Uzmanımız İAEK laboratuvarında ülke genelinde tarım alanlarını sulamakta kullanılan tüm kuyuları kontrol etmek üzere bir proje hazırladıklarını, bu kuyulardan su örnekleri ülkenin çeşitli bölgelerinden zamanla toplanarak laboratuvara getirildiğini, örnekler suda var olabilecek radyoaktif madde bakımından kontrol edildiğini belirtiyor. Uzmanımız aynı şekilde su gibi toprak örnekleri de bu laboratuvara getirildiğini, toprak örnekleri öncelikle değirmende toz haline getirildiğini ve ardından kurutulmak üzere özel makinelere taşındığını kaydediyor.

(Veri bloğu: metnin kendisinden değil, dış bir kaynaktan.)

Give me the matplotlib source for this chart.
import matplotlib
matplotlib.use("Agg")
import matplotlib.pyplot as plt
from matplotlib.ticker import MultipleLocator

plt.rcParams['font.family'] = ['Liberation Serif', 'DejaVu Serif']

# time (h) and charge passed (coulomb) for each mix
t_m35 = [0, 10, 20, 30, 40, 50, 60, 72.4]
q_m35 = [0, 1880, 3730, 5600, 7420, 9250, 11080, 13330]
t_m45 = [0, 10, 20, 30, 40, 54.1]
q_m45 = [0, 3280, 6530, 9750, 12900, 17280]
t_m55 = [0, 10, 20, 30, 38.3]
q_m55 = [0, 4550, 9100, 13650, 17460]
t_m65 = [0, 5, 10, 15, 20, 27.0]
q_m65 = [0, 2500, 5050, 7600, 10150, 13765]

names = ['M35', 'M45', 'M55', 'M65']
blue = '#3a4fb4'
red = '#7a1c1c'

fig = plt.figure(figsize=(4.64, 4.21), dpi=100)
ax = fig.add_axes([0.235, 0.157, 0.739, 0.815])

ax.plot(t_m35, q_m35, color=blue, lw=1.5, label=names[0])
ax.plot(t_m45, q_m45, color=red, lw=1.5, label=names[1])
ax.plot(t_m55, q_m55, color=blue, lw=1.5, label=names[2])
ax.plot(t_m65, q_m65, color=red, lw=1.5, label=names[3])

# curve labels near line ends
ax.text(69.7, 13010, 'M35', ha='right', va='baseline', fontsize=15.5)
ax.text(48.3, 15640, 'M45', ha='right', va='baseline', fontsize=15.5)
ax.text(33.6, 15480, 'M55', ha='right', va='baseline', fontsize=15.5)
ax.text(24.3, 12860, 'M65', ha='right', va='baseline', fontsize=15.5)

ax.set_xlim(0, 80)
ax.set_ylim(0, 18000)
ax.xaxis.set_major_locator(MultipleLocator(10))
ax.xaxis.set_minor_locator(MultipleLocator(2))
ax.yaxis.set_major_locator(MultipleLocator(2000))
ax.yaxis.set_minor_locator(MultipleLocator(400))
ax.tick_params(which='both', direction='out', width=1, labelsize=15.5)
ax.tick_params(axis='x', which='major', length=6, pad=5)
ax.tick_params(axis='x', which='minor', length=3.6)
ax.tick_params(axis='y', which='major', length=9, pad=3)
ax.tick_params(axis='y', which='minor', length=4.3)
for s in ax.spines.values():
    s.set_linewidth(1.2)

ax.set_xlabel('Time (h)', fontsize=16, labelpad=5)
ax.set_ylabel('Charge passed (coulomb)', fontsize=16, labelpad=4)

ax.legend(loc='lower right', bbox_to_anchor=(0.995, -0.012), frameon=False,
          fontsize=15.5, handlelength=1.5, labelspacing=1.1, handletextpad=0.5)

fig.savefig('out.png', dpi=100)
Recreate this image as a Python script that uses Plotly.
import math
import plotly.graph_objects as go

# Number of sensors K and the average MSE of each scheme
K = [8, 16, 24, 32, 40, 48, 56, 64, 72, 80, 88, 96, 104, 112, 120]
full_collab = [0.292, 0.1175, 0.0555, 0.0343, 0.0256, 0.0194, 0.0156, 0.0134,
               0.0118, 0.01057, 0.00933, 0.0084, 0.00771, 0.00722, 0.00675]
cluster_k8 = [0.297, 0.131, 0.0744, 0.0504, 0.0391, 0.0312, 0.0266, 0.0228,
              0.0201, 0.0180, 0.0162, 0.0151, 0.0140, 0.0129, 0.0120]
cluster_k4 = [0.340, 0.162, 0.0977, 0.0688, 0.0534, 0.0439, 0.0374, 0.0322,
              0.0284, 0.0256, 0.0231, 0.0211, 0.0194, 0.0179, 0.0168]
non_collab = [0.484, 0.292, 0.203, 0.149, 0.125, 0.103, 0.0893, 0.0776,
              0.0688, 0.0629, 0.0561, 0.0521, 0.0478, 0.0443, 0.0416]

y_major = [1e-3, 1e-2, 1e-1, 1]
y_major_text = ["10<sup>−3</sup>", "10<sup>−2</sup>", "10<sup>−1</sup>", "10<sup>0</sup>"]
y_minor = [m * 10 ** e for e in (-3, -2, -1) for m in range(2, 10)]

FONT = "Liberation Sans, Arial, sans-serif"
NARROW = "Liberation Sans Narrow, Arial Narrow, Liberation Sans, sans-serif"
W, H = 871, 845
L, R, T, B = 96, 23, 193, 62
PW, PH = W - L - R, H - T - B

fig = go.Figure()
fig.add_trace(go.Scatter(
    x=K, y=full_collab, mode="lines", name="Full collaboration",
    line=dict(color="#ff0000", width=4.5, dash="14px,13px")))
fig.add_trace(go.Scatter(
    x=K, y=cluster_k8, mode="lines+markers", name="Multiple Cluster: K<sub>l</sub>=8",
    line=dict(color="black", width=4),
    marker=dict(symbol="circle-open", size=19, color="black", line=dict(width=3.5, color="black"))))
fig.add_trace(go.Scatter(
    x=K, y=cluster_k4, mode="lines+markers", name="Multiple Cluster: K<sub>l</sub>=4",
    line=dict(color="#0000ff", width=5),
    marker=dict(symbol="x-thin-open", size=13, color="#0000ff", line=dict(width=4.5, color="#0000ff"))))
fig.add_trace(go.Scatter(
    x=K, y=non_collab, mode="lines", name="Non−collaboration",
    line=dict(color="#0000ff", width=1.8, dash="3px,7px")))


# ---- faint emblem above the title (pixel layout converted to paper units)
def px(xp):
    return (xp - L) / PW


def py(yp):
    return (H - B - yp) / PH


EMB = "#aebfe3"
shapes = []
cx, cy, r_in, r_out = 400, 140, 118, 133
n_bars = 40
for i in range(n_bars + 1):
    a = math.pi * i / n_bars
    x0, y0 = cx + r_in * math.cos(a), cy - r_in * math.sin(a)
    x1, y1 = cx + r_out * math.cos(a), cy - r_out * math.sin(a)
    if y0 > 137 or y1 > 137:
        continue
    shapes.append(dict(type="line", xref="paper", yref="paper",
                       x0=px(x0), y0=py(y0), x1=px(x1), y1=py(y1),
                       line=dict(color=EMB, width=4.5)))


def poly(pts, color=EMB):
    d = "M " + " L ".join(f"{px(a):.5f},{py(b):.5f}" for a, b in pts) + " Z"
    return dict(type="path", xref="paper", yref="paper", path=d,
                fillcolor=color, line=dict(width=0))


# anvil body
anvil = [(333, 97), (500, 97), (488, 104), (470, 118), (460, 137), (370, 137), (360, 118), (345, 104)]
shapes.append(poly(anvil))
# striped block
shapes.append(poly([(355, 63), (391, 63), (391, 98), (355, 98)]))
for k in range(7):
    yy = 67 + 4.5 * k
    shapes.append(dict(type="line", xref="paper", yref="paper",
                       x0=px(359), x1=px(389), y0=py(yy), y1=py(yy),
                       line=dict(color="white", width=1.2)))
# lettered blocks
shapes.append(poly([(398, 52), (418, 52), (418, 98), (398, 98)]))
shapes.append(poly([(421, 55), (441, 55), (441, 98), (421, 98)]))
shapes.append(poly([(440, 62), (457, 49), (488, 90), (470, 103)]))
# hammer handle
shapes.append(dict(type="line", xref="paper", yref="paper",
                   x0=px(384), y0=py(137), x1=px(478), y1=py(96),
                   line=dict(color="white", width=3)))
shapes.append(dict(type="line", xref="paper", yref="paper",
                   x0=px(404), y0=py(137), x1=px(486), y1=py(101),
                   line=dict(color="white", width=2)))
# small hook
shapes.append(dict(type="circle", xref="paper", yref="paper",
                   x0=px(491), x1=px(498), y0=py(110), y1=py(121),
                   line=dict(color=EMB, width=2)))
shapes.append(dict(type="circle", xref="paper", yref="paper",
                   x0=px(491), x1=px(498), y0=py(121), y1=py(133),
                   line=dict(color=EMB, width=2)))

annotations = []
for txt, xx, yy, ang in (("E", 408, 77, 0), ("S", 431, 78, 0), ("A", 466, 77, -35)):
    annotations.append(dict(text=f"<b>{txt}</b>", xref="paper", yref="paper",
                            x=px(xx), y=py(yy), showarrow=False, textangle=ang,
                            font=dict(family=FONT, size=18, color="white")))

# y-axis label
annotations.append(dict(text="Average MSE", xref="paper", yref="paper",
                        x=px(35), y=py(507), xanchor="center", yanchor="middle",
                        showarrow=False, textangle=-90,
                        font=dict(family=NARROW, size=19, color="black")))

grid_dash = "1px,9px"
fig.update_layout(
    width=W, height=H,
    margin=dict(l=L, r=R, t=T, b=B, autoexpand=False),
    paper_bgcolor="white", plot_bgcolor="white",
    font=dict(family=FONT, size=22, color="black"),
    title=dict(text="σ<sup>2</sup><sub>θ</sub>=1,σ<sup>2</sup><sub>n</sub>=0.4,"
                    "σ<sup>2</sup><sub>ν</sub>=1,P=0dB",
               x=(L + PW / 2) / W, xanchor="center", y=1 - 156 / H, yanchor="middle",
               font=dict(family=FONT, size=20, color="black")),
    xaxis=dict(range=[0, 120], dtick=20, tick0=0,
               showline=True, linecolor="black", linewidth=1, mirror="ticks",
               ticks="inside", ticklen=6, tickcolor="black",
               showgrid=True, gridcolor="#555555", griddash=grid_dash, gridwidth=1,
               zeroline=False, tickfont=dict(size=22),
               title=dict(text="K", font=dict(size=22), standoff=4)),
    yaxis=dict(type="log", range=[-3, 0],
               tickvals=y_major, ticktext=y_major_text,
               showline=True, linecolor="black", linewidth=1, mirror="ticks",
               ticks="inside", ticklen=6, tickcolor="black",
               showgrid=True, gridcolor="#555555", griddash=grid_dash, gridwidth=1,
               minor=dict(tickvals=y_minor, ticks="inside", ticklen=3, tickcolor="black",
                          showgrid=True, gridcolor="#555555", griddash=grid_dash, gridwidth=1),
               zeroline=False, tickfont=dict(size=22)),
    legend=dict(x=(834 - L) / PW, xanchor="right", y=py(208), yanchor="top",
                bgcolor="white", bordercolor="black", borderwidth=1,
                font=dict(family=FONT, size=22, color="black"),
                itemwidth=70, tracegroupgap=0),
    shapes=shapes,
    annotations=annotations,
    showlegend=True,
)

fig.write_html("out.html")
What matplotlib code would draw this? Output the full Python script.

Nükleer tesislerin bulunduğu alanlar genellikle büyük ve geniş alanlardan oluşuyor. Buna göre bu alanlarda çok sayıda canlı türü ve diğer hayati unsurlar bulunabiliyor ve sonuçta radyoaktif maddelerin serbest kalma ihtimali ve nükleer tesislerin çevresini etkilemesi de söz konusu oluyor.
Dolaysıyla nükleer tesislerin atmosferi ve toprak çevresi radyoaktif sızıntı ihtimali bakımından sürekli incelenmesi ve gözetilmesi gerekiyor. Çevrede radyoaktif madde bulunduğu takdirde gerekli tedbirlerin derhal ve hiç bekletmeksizin alınması ve kirliliğin bölgeye yayılması önlenmesi gerekiyor.
Nükleer tesislerde radyoaktif atıklar genellikle katı, sıvı ve gaz şeklinde olabiliyor. Nükleer atıklarda şiddetli radyoaktif ve kimyasal kirlilik söz konusu olduğundan bu tür atıkların sürekli kontrol edilmesi ve çevreye sızması engellenmesi gerekiyor. Nükleer atıklar kontrol edilmeden çevreye bırakıldığı takdirde toprağı, atmosferi, yüzeysel suları, yeraltı su kaynaklarını, ırmakları, göletleri, denizleri ve kısaca her yeri ve her şeyi etkilemenin yanında gıda maddeleri zincirinde bedenimize de girerek telafisi asla mümkün olmayan zararlara yol açabilir.
Nükleer atıkların radyoaktif etkileri bakımından kontrol etme zaruretinden başka, bu atıkların kimyasal zararları bakımından da kontrol edilmesi gerekiyor ve bunun için radyo-kimya laboratuvarı bulunuyor. Bu laboratuvarın uzmanından burada yapılan çalışmaların hakkında bilgi istiyoruz. Uzmanımız şöyle anlatıyor:
Bu laboratuvar, radyo-kimya laboratuvarıdır ve iki temel görevi vardır. Bu sisteme giren her türlü sıvı atık bileşenleri ve radyoaktif madde çeşitleri bakımından tespit ediliyor ve ardından bu laboratuvara geliyor. Daha sonra önceden belirlenen yöntemlere göre atıklar kontrol ediliyor. Bu yöntemler cevaba ulaşamazsa, deneyler farklı şekillerde devam ediyor.
Uzmanımız şöyle devam ediyor:
Atıkların tespiti için bu atıklar radyoaktif atık da olduğundan herhangi bir laboratuvarda kontrol edilemiyor ve bunun için çok özel teçhizat ve cihazlar gerekiyor ki tüm bunları bu radyo-kimya laboratuvarımızda tedarik etmiş bulunuyor.
Günümüzde atıklar insan yaşamının ayrılmaz bir parçasını oluşturuyor, öyle ki her gün milyarlarca ton atık insanlar tarafından üretiliyor. Bu atıkların bazıları yeniden geri kazanılıyor, bazıları yakılıyor ve bazıları yok ediliyor. Sanayi alanında ve özellikle nükleer sanayide de atıklar bulunuyor, fakat bu atıklar sohbetimiz boyunca anlatmaya çalıştığımız gibi çok özeldir ve özel ilgi gerektiriyor.